Try to ensure that all the questions are of the same level of complexity. That’s implicit for first level questions (since they coincide with chapters of the textbook or similar subdivisions), but it is not as clear for second and third level questions. Preparing a list of questions ahead of time will allow you to check that the level of complexity is roughly the same for each question.
Keep a written record of the questions and of your assessment of the answers. We live in a litigious society. You may have to justify your assessment. If you keep notes, remember that they may become evidence against you, so avoid any comments outside the content of the answers. You may want to keep a recording of the whole exam. Obviously you will need to disclose to the student that you are recording the exam and ask for their permission. However, you should check with your campus administration if doing so violates any FERPA directives.
Be prepared to handle floundering students: a small number of students will “fall apart” during an exam and be unable to answer at all. That’s never a good thing. Roughly speaking, this may be indicative of the fact that their preparation was insufficient, or in other words, they just don’t know the material.
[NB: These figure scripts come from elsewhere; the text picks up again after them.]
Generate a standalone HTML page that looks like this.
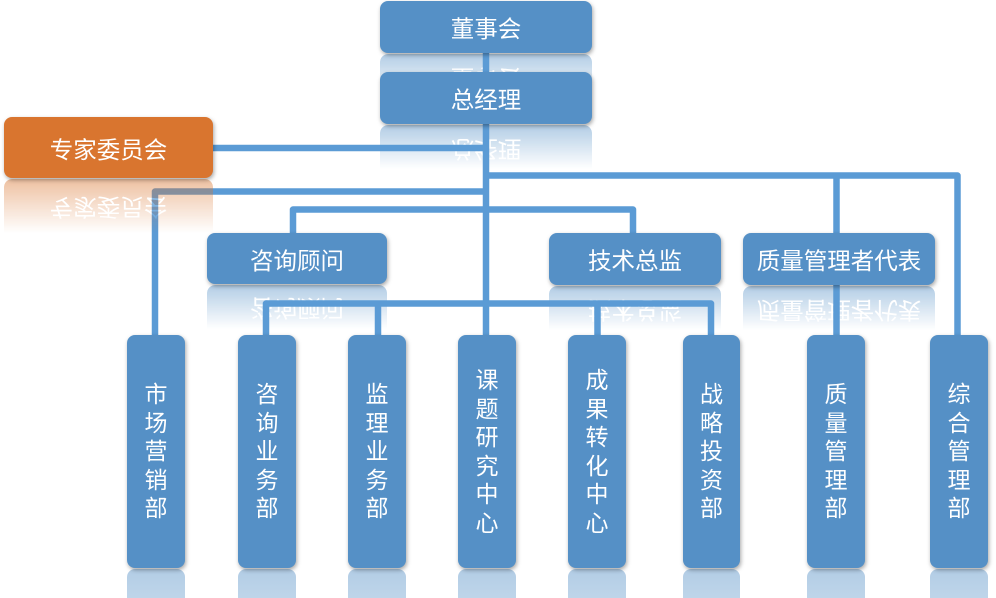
<!DOCTYPE html>
<html>
<head>
<meta charset="utf-8">
<style>
html,body{margin:0;padding:0;width:996px;height:598px;overflow:hidden;background:#fff;}
#w{position:relative;width:996px;height:598px;overflow:hidden;
font-family:"Liberation Sans","Noto Sans CJK SC",sans-serif;}
.b{position:absolute;background:#5590C6;color:#fff;border-radius:8px;
box-shadow:1px 2px 4px rgba(0,0,0,0.35);display:flex;align-items:center;justify-content:center;
font-size:23.5px;white-space:nowrap;z-index:4;}
.o{background:#D9752F;}
.v{font-size:23px;line-height:28.5px;}
.v span{display:block;width:1em;text-align:center;white-space:normal;word-break:break-all;}
.r{position:absolute;background:#5590C6;color:#fff;border-radius:8px;display:flex;align-items:center;justify-content:center;
font-size:23.5px;white-space:nowrap;z-index:1;transform:scaleY(-1);}
.r.o{background:#D9752F;z-index:3;}
.br{position:absolute;top:569px;height:29px;border-radius:8px 8px 0 0;z-index:1;
background:linear-gradient(rgba(85,144,198,.45),rgba(85,144,198,.38));}
svg{position:absolute;left:0;top:0;z-index:2;}
</style>
</head>
<body>
<div id="w">

<!-- reflections -->
<div class="r" style="left:380px;top:54px;width:212px;height:52px;-webkit-mask-image:linear-gradient(to top,rgba(0,0,0,.45),rgba(0,0,0,0) 44px);mask-image:linear-gradient(to top,rgba(0,0,0,.45),rgba(0,0,0,0) 44px);">董事会</div>
<div class="r" style="left:380px;top:125px;width:212px;height:52px;-webkit-mask-image:linear-gradient(to top,rgba(0,0,0,.45),rgba(0,0,0,0) 44px);mask-image:linear-gradient(to top,rgba(0,0,0,.45),rgba(0,0,0,0) 44px);">总经理</div>
<div class="r o" style="left:4px;top:179px;width:209px;height:61px;-webkit-mask-image:linear-gradient(to top,rgba(0,0,0,.45),rgba(0,0,0,0) 54px);mask-image:linear-gradient(to top,rgba(0,0,0,.45),rgba(0,0,0,0) 54px);">专家委员会</div>
<div class="r" style="left:207px;top:285px;width:180px;height:51px;-webkit-mask-image:linear-gradient(to top,rgba(0,0,0,.45),rgba(0,0,0,0) 44px);mask-image:linear-gradient(to top,rgba(0,0,0,.45),rgba(0,0,0,0) 44px);">咨询顾问</div>
<div class="r" style="left:549px;top:286px;width:172px;height:52px;-webkit-mask-image:linear-gradient(to top,rgba(0,0,0,.45),rgba(0,0,0,0) 44px);mask-image:linear-gradient(to top,rgba(0,0,0,.45),rgba(0,0,0,0) 44px);">技术总监</div>
<div class="r" style="left:743px;top:286px;width:192px;height:52px;-webkit-mask-image:linear-gradient(to top,rgba(0,0,0,.45),rgba(0,0,0,0) 44px);mask-image:linear-gradient(to top,rgba(0,0,0,.45),rgba(0,0,0,0) 44px);">质量管理者代表</div>

<div class="br" style="left:127px;width:58px;"></div>
<div class="br" style="left:238px;width:58px;"></div>
<div class="br" style="left:348px;width:58px;"></div>
<div class="br" style="left:458px;width:58px;"></div>
<div class="br" style="left:568px;width:58px;"></div>
<div class="br" style="left:683px;width:57px;"></div>
<div class="br" style="left:807px;width:58px;"></div>
<div class="br" style="left:930px;width:58px;"></div>

<!-- connectors -->
<svg width="996" height="598" viewBox="0 0 996 598">
<g fill="none" stroke="#5B9BD5" stroke-width="6.5" stroke-linejoin="round" stroke-linecap="butt">
<path d="M486 53 V336"/>
<path d="M213 148 H486"/>
<path d="M486 175.5 H957.5 V336"/>
<path d="M836.5 175.5 V234"/>
<path d="M836.5 284 V336"/>
<path d="M155 336 V191.5 H486"/>
<path d="M293 234 V209.5 H633 V234"/>
<path d="M266 336 V303.5 H711 V336"/>
<path d="M378 303.5 V336"/>
<path d="M597.5 303.5 V336"/>
</g>
</svg>

<!-- boxes -->
<div class="b" style="left:380px;top:1px;width:212px;height:52px;">董事会</div>
<div class="b" style="left:380px;top:72px;width:212px;height:52px;">总经理</div>
<div class="b o" style="left:4px;top:117px;width:209px;height:61px;">专家委员会</div>
<div class="b" style="left:207px;top:233px;width:180px;height:51px;">咨询顾问</div>
<div class="b" style="left:549px;top:233px;width:172px;height:52px;">技术总监</div>
<div class="b" style="left:743px;top:233px;width:192px;height:52px;">质量管理者代表</div>

<div class="b v" style="left:127px;top:335px;width:58px;height:233px;"><span>市场营销部</span></div>
<div class="b v" style="left:238px;top:335px;width:58px;height:233px;"><span>咨询业务部</span></div>
<div class="b v" style="left:348px;top:335px;width:58px;height:233px;"><span>监理业务部</span></div>
<div class="b v" style="left:458px;top:335px;width:58px;height:233px;"><span>课题研究中心</span></div>
<div class="b v" style="left:568px;top:335px;width:58px;height:233px;"><span>成果转化中心</span></div>
<div class="b v" style="left:683px;top:335px;width:57px;height:233px;"><span>战略投资部</span></div>
<div class="b v" style="left:807px;top:335px;width:58px;height:233px;"><span>质量管理部</span></div>
<div class="b v" style="left:930px;top:335px;width:58px;height:233px;"><span>综合管理部</span></div>

</div>
</body>
</html>
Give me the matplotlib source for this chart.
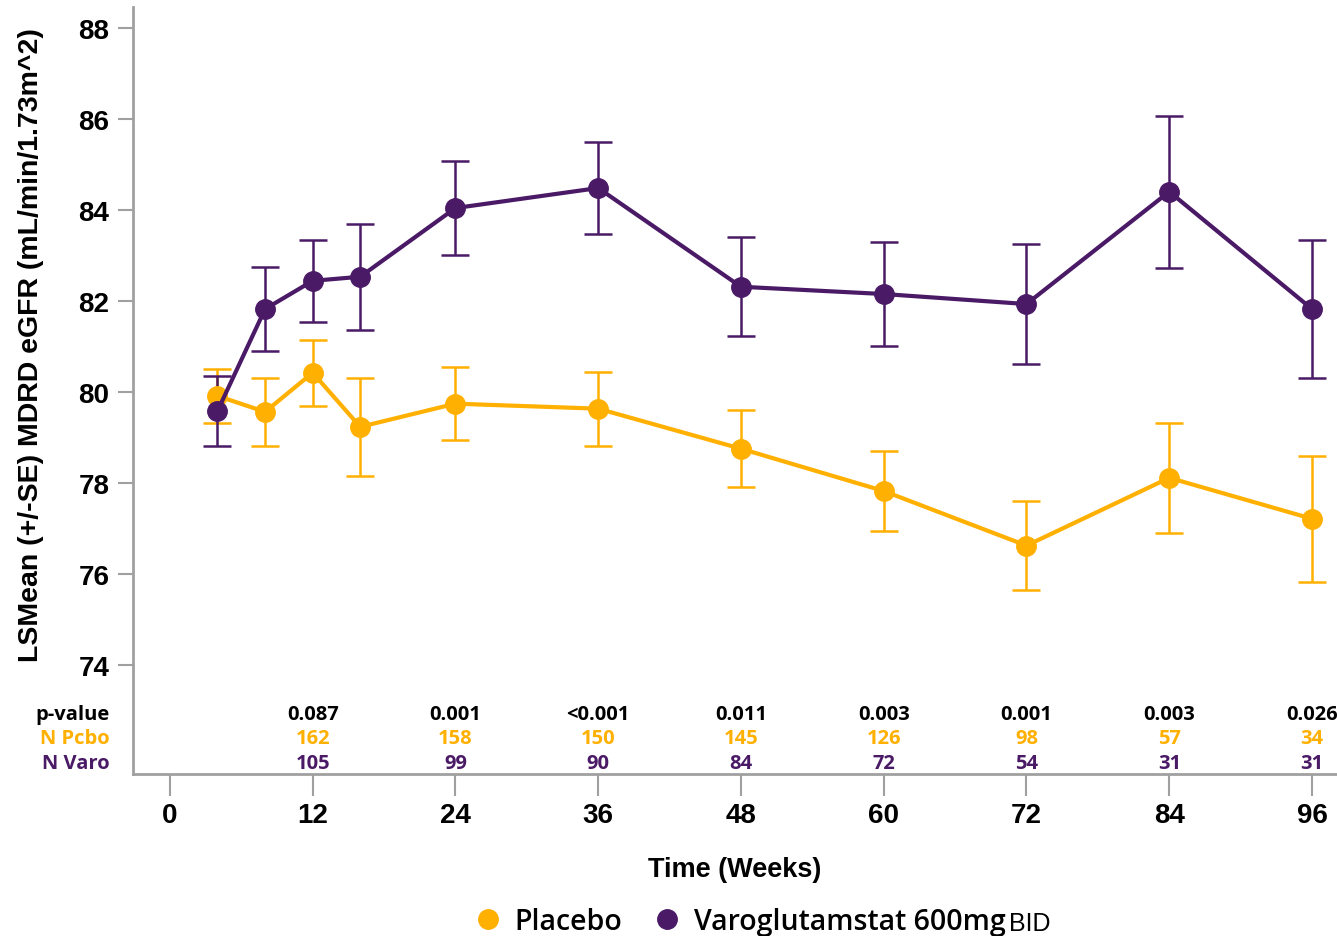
import numpy as np
import matplotlib.pyplot as plt
from matplotlib.lines import Line2D
from matplotlib.transforms import blended_transform_factory

# LS mean eGFR by visit week, with standard errors
weeks = [4, 8, 12, 16, 24, 36, 48, 60, 72, 84, 96]
pcbo_mean = [79.91, 79.56, 80.42, 79.23, 79.74, 79.63, 78.75, 77.82, 76.62, 78.11, 77.21]
pcbo_se = [0.59, 0.74, 0.73, 1.07, 0.80, 0.81, 0.85, 0.87, 0.97, 1.21, 1.38]
varo_mean = [79.58, 81.82, 82.44, 82.53, 84.04, 84.48, 82.31, 82.15, 81.93, 84.40, 81.82]
varo_se = [0.77, 0.93, 0.90, 1.17, 1.04, 1.02, 1.09, 1.15, 1.31, 1.67, 1.51]

# table rows under the plot
table_weeks = [12, 24, 36, 48, 60, 72, 84, 96]
p_values = ['0.087', '0.001', '<0.001', '0.011', '0.003', '0.001', '0.003', '0.026']
n_pcbo = ['162', '158', '150', '145', '126', '98', '57', '34']
n_varo = ['105', '99', '90', '84', '72', '54', '31', '31']

x_ticks = [0, 12, 24, 36, 48, 60, 72, 84, 96]
y_ticks = [74, 76, 78, 80, 82, 84, 86, 88]

ORANGE = '#FFB000'
PURPLE = '#4A1A66'
GRAY = '#A0A0A0'

fig = plt.figure(figsize=(13.37, 9.37), dpi=100)
ax = fig.add_axes([0.0995, 0.1729, 0.9005, 0.8186])

for mean, se, col in [(pcbo_mean, pcbo_se, ORANGE), (varo_mean, varo_se, PURPLE)]:
    ax.errorbar(weeks, mean, yerr=se, color=col, ecolor=col, elinewidth=1.8,
                capsize=10, capthick=1.8, lw=3, marker='o', ms=14, mec=col,
                clip_on=False)

ax.set_xlim(-3.1, 98.1)
ax.set_ylim(71.6, 88.46)
ax.set_xticks(x_ticks)
ax.set_yticks(y_ticks)
ax.set_xticklabels([str(t) for t in x_ticks], fontsize=20, fontweight='bold',
                   family='Liberation Sans')
ax.set_yticklabels([str(t) for t in y_ticks], fontsize=20, fontweight='bold',
                   family='Liberation Sans')
ax.tick_params(axis='y', length=11, width=1.5, color=GRAY, pad=6)
ax.tick_params(axis='x', length=16, width=1.5, color=GRAY, pad=4)
for s in ['top', 'right']:
    ax.spines[s].set_visible(False)
for s in ['left', 'bottom']:
    ax.spines[s].set_color(GRAY)
    ax.spines[s].set_linewidth(2)

ax.set_xlabel('Time (Weeks)', fontsize=19.5, fontweight='bold',
              family='Liberation Sans', labelpad=20)
ax.set_ylabel('LSMean (+/-SE) MDRD eGFR (mL/min/1.73m^2)', fontsize=20.5,
              fontweight='bold', family='Liberation Sans')
ax.yaxis.set_label_coords(-0.074, 0.56)

# p-value and N table inside the lower part of the axes
tfont = dict(fontsize=14.5, fontweight='bold', family='Open Sans',
             ha='center', va='center')
rows = [(p_values, 72.92, 'black'), (n_pcbo, 72.39, ORANGE), (n_varo, 71.84, PURPLE)]
for vals, yv, col in rows:
    for wk, v in zip(table_weeks, vals):
        ax.text(wk, yv, v, color=col, clip_on=False, **tfont)

trans = blended_transform_factory(fig.transFigure, ax.transData)
lfont = dict(fontsize=14.5, fontweight='bold', family='Open Sans',
             ha='right', va='center', transform=trans)
ax.text(110 / 1337, 72.92, 'p-value', color='black', **lfont)
ax.text(110 / 1337, 72.39, 'N Pcbo', color=ORANGE, **lfont)
ax.text(110 / 1337, 71.84, 'N Varo', color=PURPLE, **lfont)

# legend along the bottom
handles = [Line2D([], [], ls='none', marker='o', ms=14, color=ORANGE),
           Line2D([], [], ls='none', marker='o', ms=14, color=PURPLE)]
leg = fig.legend(handles, ['Placebo', 'Varoglutamstat 600mg'], loc='center',
                 bbox_to_anchor=(0.552, 0.016), ncol=2, frameon=False,
                 handletextpad=0.35, columnspacing=0.95, handlelength=1.2,
                 prop=dict(family='Open Sans', weight='semibold', size=20.5))
fig.canvas.draw()
bb0 = leg.get_texts()[0].get_window_extent()
bb = leg.get_texts()[-1].get_window_extent()
fig.text((bb.x1 + 4) / fig.bbox.width, (bb0.y0 + 6) / fig.bbox.height,
         'BID', fontsize=18, family='Liberation Sans', va='baseline', ha='left')

fig.savefig('out.png', dpi=100)
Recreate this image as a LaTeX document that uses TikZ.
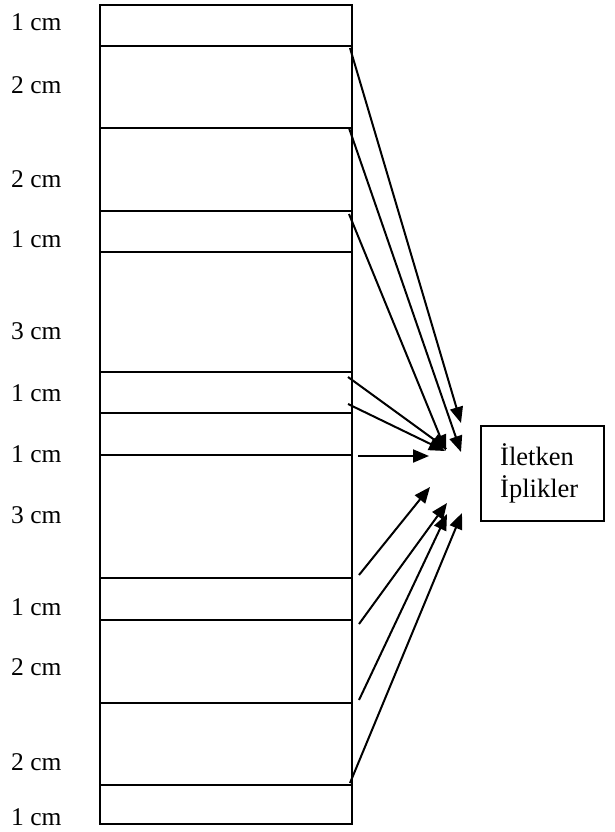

Alternatively, they may know the material but get overwhelmed by their nerves. The latter case can be handled by reassuring the student (for example, by pointing out previous correct answers), or by suggesting that they take some notes and a few seconds to outline their answer prior to answering. If you allow the use of the book during the exam, you may suggest that they look at their notes and/or book, to refresh their memory. Worst case scenario, especially if the student is visibly rattled, you may want to take a break or reschedule the exam.
I appreciate the wisdom (+experience) and the tact you show whenever the student does not perform well. Definitely, a very human assessment. I enjoyed especially the part where you talk about giving the correct answer: you remind us that the goal of all this process of teaching is not evaluating (or just cutting heads like the Queen in Carroll's tale), but providing effective knowledge. Better to learn it later than ever, for sure. I will discuss your post with my students, who are preparing to be teachers too. The fine irony in the title "Will it cure..." etc. makes it evident that information is shown as ressolutive and complete, making our palate search for more fast-feeding information: we usually search for simple answers and quick solutions for everything (bálsamo de Fierabrás, Cervantes called this). You give us, on the contrary, many motives to open reflexion. In Spain our students are not used to Viva Voce exams, they dread it, but the students coming from Italy feel at ease: is this ability then cultural or the effect of training? I believe we can always learn to discuss subjects, and here, the sooner the better. Thank you.
Yes, most exams are still orally done in Italy, both at universities and in high schools, where I teach. I was asking myself the same questions, at a lower level, and since teenagers are even more keen on cheating - I myself have found some this year, proving with enough certainty their text was AI-generated using AI tools - the irony, and time, as you wrote - I was wondering what to do. I am thinking about continuous assessment, i.e., a grade for each interaction/answer through the school year. Maybe that's too demanding on the teaching side. I'll think about it, but for now thanks for your deep thoughts!